= Kenneth Landon =

American missionary, writer and academic specialist (1903–1993)

Kenneth Perry Landon (27 March 1903 Meadville, Pennsylvania – 26 August 1993 Arlington, Virginia) was a government and academic specialist on Thailand. He and his wife, Margaret Landon, were Presbyterian missionaries in southern Thailand from 1927 to 1937. At the start of America's participation in World War Two, he was called to Washington to become a State Department specialist on Thailand. After the war, he became an academic promoter of the study of Thailand.

==Early life and career ==
Landon was born in Meadville, Pennsylvania. He studied at Wheaton College and served as a Presbyterian missionary in Thailand from 1927 to 1937.

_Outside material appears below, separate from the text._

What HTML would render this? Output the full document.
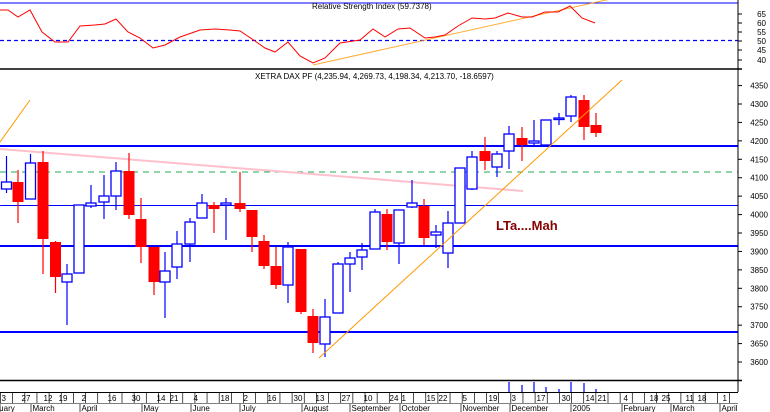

They returned, and he received a master's degree and doctorate in comparative religion from the University of Chicago. He taught philosophy and psychology at Earlham College, a Quaker institution. While at Earlham, he taught what was probably the first undergraduate course in Chinese philosophy and published several monographs, including Siam in Transition and The Chinese in Thailand, before joining a predecessor office of the Office of Strategic Services in Washington on the eve of World War Two, during which he also worked for the Board of Economic Warfare.

After the war, Landon served as associate dean of the School of Language and Area Studies at the Foreign Service Institute and was on the Operations Coordinating Board of the National Security Council. He then served as director of the Center for South and Southeast Asian Studies at American University until his retirement in 1974. He died of cancer in 1993.